/mpitrace

library for measuring communication in distributed-memory parallel applications that use the standard Message-Passing Interface (MPI)

Primary LanguageCMIT LicenseMIT

This repository contains a collection of tools that are aimed at analysis
of distributed-memory parallel applications written with MPI.  The profiling
interface provided by MPI makes it possible to collect detailed information
about messaging, and it also provides a convenient place to enable other
performance tools, including program sampling via interrupts, or collection
of aggregate values for hardware counter events.  The methods to build and
use these tools are described in separate directories.  A brief overview is
sketched here.  Please consult the README files in each directory for more
information.

================================================================================
Tool : libmpitrace.so   ;   directory = src

purpose : Collect and report information on MPI calls, task placement,
          memory utilization, user and system time.

outputs : text files : mpi_profile.jobid.rank
          optional binary program-sampling outputs : vmon.out.jobid.rank

requires : mpicc with the underlying C compiler set to gcc.

optional : Enable program sampling via the profil() routine.
           Program-sampling requires GNU binutils development files.
           Note : a different program sampling method using hardware counters
           is preferred ... see the section on libhpmprof.so.

build : cd src
        ./configure   (builds only the MPI wrappers)
   or   ./configure --with-vprof --with-binutils=/path/to/binutils
        make libmpitrace.so

typical use :  export LD_PRELOAD=/path/to/libmpitrace.so
               mpirun --np 2048 your.exe
               unset LD_PRELOAD

================================================================================
Tool : libmpihpm.so   ;   directory = src

purpose : Provides the same MPI information as libmpitrace.so, plus
          enables collection and reporting of aggregate values for
          hardware counters.  By default counts are reported from
          MPI_Init() to MPI_Finalize(), but one can instrument the 
          code with calls to HPM_Start("label"); HPM_Stop("label");
          to collect counts for specific code sections.

outputs : text files : mpi_profile.jobid.rank      ... MPI data
                       hpm_job_summary.jobid.group ... counter data

requires : mpicc with the underlying C compiler set to gcc.
           PAPI include and library paths, and a suitable set of
           hardware counters for your system's CPUs.

build : cd src
        ./configure --with-hpm=core   --with-papi=/path/to/papi
   or   ./configure --with-hpm=uncore --with-papi=/path/to/papi
         make libmpihpm.so

typical use :  export LD_PRELOAD=/path/to/libmpihpm.so
               mpirun --np 2048 your.exe
               unset LD_PRELOAD

================================================================================
Tool : libhpmprof.so   ;   directory = hpmprof

purpose : Provides the same MPI information as libmpitrace.so, plus
          enables interrupt-based program sampling via hardware counters.
          This library is the preferred method for program sampling for
          systems that enable user-level access to hardware counters.

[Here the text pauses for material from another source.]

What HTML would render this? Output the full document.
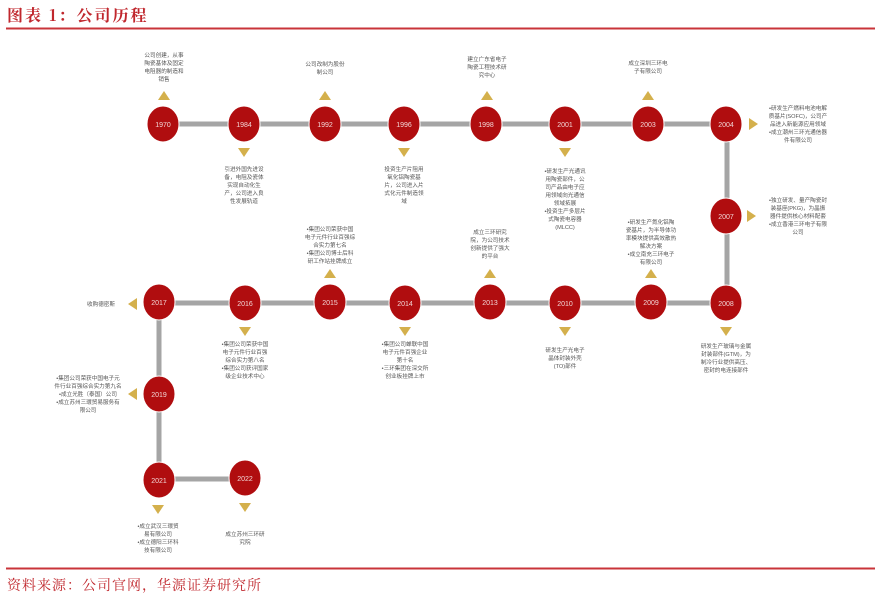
<!DOCTYPE html>
<html><head><meta charset="utf-8"><style>
html,body{margin:0;padding:0;background:#fff;}
svg{display:block;}
.t{font-family:"Liberation Sans","Noto Sans CJK SC",sans-serif;font-size:5.6px;fill:#555;text-anchor:middle;}
.y{font-family:"Liberation Sans",sans-serif;font-size:7px;fill:#f2d6d6;text-anchor:middle;}
.tri{fill:#d4b04c;}
</style></head><body>
<svg width="880" height="602" viewBox="0 0 880 602" xmlns="http://www.w3.org/2000/svg">
<text x="7" y="21" style="font-family:'Noto Serif CJK SC','Noto Sans CJK SC',serif;font-size:16px;font-weight:bold;fill:#c0272d;letter-spacing:2px">图表 1：公司历程</text>
<line x1="6" y1="28.5" x2="875" y2="28.5" stroke="#c9343a" stroke-width="2"/>
<line x1="6" y1="568.5" x2="875" y2="568.5" stroke="#c9343a" stroke-width="2"/>
<text x="7" y="590" style="font-family:'Noto Serif CJK SC','Noto Sans CJK SC',serif;font-size:14px;fill:#c0272d;letter-spacing:1px">资料来源：公司官网，华源证券研究所</text>

<g stroke="#a5a5a5" stroke-width="5" fill="none">
<line x1="163" y1="124" x2="727" y2="124"/>
<line x1="727" y1="124" x2="727" y2="303"/>
<line x1="159" y1="303" x2="727" y2="303"/>
<line x1="159" y1="303" x2="159" y2="480"/>
<line x1="160" y1="479" x2="245" y2="479"/>
</g>
<g fill="#b00d0f" stroke="#fff" stroke-width="1">
<ellipse cx="163" cy="124" rx="16" ry="18"/>
<ellipse cx="244" cy="124" rx="16" ry="18"/>
<ellipse cx="325" cy="124" rx="16" ry="18"/>
<ellipse cx="404" cy="124" rx="16" ry="18"/>
<ellipse cx="486" cy="124" rx="16" ry="18"/>
<ellipse cx="565" cy="124" rx="16" ry="18"/>
<ellipse cx="648" cy="124" rx="16" ry="18"/>
<ellipse cx="726" cy="124" rx="16" ry="18"/>
<ellipse cx="726" cy="216" rx="16" ry="18"/>
<ellipse cx="726" cy="303" rx="16" ry="18"/>
<ellipse cx="651" cy="302" rx="16" ry="18"/>
<ellipse cx="565" cy="303" rx="16" ry="18"/>
<ellipse cx="490" cy="302" rx="16" ry="18"/>
<ellipse cx="405" cy="303" rx="16" ry="18"/>
<ellipse cx="330" cy="302" rx="16" ry="18"/>
<ellipse cx="245" cy="303" rx="16" ry="18"/>
<ellipse cx="159" cy="302" rx="16" ry="18"/>
<ellipse cx="159" cy="394" rx="16" ry="18"/>
<ellipse cx="159" cy="480" rx="16" ry="18"/>
<ellipse cx="245" cy="478" rx="16" ry="18"/>
</g>
<g class="y">
<text x="163" y="127">1970</text><text x="244" y="127">1984</text><text x="325" y="127">1992</text><text x="404" y="127">1996</text>
<text x="486" y="127">1998</text><text x="565" y="127">2001</text><text x="648" y="127">2003</text><text x="726" y="127">2004</text>
<text x="726" y="219">2007</text><text x="726" y="306">2008</text><text x="651" y="305">2009</text><text x="565" y="306">2010</text>
<text x="490" y="305">2013</text><text x="405" y="306">2014</text><text x="330" y="305">2015</text><text x="245" y="306">2016</text>
<text x="159" y="305">2017</text><text x="159" y="397">2019</text><text x="159" y="483">2021</text><text x="245" y="481">2022</text>
</g>
<g class="tri">
<polygon points="158,100 170,100 164,91"/>
<polygon points="319,100 331,100 325,91"/>
<polygon points="481,100 493,100 487,91"/>
<polygon points="642,100 654,100 648,91"/>
<polygon points="238,148 250,148 244,157"/>
<polygon points="398,148 410,148 404,157"/>
<polygon points="559,148 571,148 565,157"/>
<polygon points="749,118 749,130 758,124"/>
<polygon points="747,210 747,222 756,216"/>
<polygon points="720,327 732,327 726,336"/>
<polygon points="645,278 657,278 651,269"/>
<polygon points="559,327 571,327 565,336"/>
<polygon points="484,278 496,278 490,269"/>
<polygon points="399,327 411,327 405,336"/>
<polygon points="324,278 336,278 330,269"/>
<polygon points="239,327 251,327 245,336"/>
<polygon points="137,298 137,310 128,304"/>
<polygon points="137,388 137,400 128,394"/>
<polygon points="152,505 164,505 158,514"/>
<polygon points="239,503 251,503 245,512"/>
</g>
<g class="t">
<text x="164" y="57">公司创建，从事</text><text x="164" y="65">陶瓷基体及固定</text><text x="164" y="73">电阻器的制造和</text><text x="164" y="81">销售</text>
<text x="325" y="66">公司改制为股份</text><text x="325" y="74">制公司</text>
<text x="487" y="61">建立广东省电子</text><text x="487" y="69">陶瓷工程技术研</text><text x="487" y="77">究中心</text>
<text x="648" y="65">成立深圳三环电</text><text x="648" y="73">子有限公司</text>
<text x="244" y="171">引进外国先进设</text><text x="244" y="179">备，电阻及瓷体</text><text x="244" y="187">实现自动化生</text><text x="244" y="195">产，公司进入良</text><text x="244" y="203">性发展轨道</text>
<text x="404" y="171">投资生产片阻用</text><text x="404" y="179">氧化铝陶瓷基</text><text x="404" y="187">片，公司进入片</text><text x="404" y="195">式化元件制造领</text><text x="404" y="203">域</text>
<text x="565" y="173">•研发生产光通讯</text><text x="565" y="181">用陶瓷部件，公</text><text x="565" y="189">司产品由电子应</text><text x="565" y="197">用领域向光通信</text><text x="565" y="205">领域拓展</text><text x="565" y="213">•投资生产多层片</text><text x="565" y="221">式陶瓷电容器</text><text x="565" y="229">(MLCC)</text>
<text x="798" y="110">•研发生产燃料电池电解</text><text x="798" y="118">质基片(SOFC)，公司产</text><text x="798" y="126">品进入新能源应用领域</text><text x="798" y="134">•成立潮州三环光通信器</text><text x="798" y="142">件有限公司</text>
<text x="798" y="202">•独立研发、量产陶瓷封</text><text x="798" y="210">装基座(PKG)，为晶振</text><text x="798" y="218">器件提供核心材料配套</text><text x="798" y="226">•成立香港三环电子有限</text><text x="798" y="234">公司</text>
<text x="726" y="348">研发生产玻璃与金属</text><text x="726" y="356">封装部件(GTM)，为</text><text x="726" y="364">制冷行业提供高压、</text><text x="726" y="372">密封的电连接部件</text>
<text x="651" y="224">•研发生产氮化铝陶</text><text x="651" y="232">瓷基片，为半导体功</text><text x="651" y="240">率模块提供高效散热</text><text x="651" y="248">解决方案</text><text x="651" y="256">•成立南充三环电子</text><text x="651" y="264">有限公司</text>
<text x="565" y="352">研发生产光电子</text><text x="565" y="360">晶体封装外壳</text><text x="565" y="368">(TO)部件</text>
<text x="490" y="234">成立三环研究</text><text x="490" y="242">院，为公司技术</text><text x="490" y="250">创新提供了强大</text><text x="490" y="258">的平台</text>
<text x="405" y="346">•集团公司蝉联中国</text><text x="405" y="354">电子元件百强企业</text><text x="405" y="362">第十名</text><text x="405" y="370">•三环集团在深交所</text><text x="405" y="378">创业板挂牌上市</text>
<text x="330" y="231">•集团公司荣获中国</text><text x="330" y="239">电子元件行业百强综</text><text x="330" y="247">合实力第七名</text><text x="330" y="255">•集团公司博士后科</text><text x="330" y="263">研工作站挂牌成立</text>
<text x="245" y="346">•集团公司荣获中国</text><text x="245" y="354">电子元件行业百强</text><text x="245" y="362">综合实力第八名</text><text x="245" y="370">•集团公司获评国家</text><text x="245" y="378">级企业技术中心</text>
<text x="101" y="306">收购德密斯</text>
<text x="88" y="380">•集团公司荣获中国电子元</text><text x="88" y="388">件行业百强综合实力第九名</text><text x="88" y="396">•成立光胜（泰国）公司</text><text x="88" y="404">•成立苏州三環贸易服务有</text><text x="88" y="412">限公司</text>
<text x="158" y="528">•成立武汉三環贸</text><text x="158" y="536">易有限公司</text><text x="158" y="544">•成立德阳三环科</text><text x="158" y="552">技有限公司</text>
<text x="245" y="536">成立苏州三环研</text><text x="245" y="544">究院</text>
</g>
</svg>
</body></html>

outputs :  text files : mpi_profile.jobid.rank      ... MPI data
           binary files : hpm_histogram.jobid.rank  ... pc sampling data

requires : mpicc with the underlying C compiler set to gcc.
           PAPI include and library paths with a suitable set of
           hardware counters for your system's CPUs, and GNU binutils
           development files.

build : cd hpmprof
        ./configure --with-binutils=/path/to/binutils --with-papi=/path/to/papi
        make libhpmprof.so

typical use :  export LD_PRELOAD=/path/to/libhpmprof.so
         mpirun --np 2048 your.exe
         unset LD_PRELOAD
         bfdprof your.exe  hpm_histogram.jobid.rank > source_profile.txt
         annotate_objdump your.exe  hpm_histogram.jobid.rank > asm_profile.txt

================================================================================
Tools : bfdprof  and  annotate_objdump   ;   directory = bfdprof

purpose : These tools are required to analyze outputs generated by either of
          the program-sampling methods.  The bfdprof utility provides function
          and statement-level profile data, and the annotate_objdump utility
          provides profile data at the assembly level.

outputs : text files

requires : GNU binutils development files.

build : cd bfdprof
        ./configure --with-binutils=/path/to/binutils
        make

typical use : bfdprof  your.exe  hpm_histogram.jobid.rank >source_profile.txt
        annotate_objdump your.exe  hpm_histogram.jobid.rank > asm_profile.txt

================================================================================
Alternate builds of libmpitrace.so

directory : ctx   Adds the ability to separately report MPI profile data from
                  different code regions.  The user must annotate the source
                  code and mark start/stop boundaries for each code block of
                  interest.

directory : nvtx  Adds NVIDIA nvtx range markers around entry and exit of each
                  MPI function for graphical display using NVIDIA's visual
                  profiling tools.  This is intended to add insight into the
                  timelines for MPI calls along with GPU kernel execution.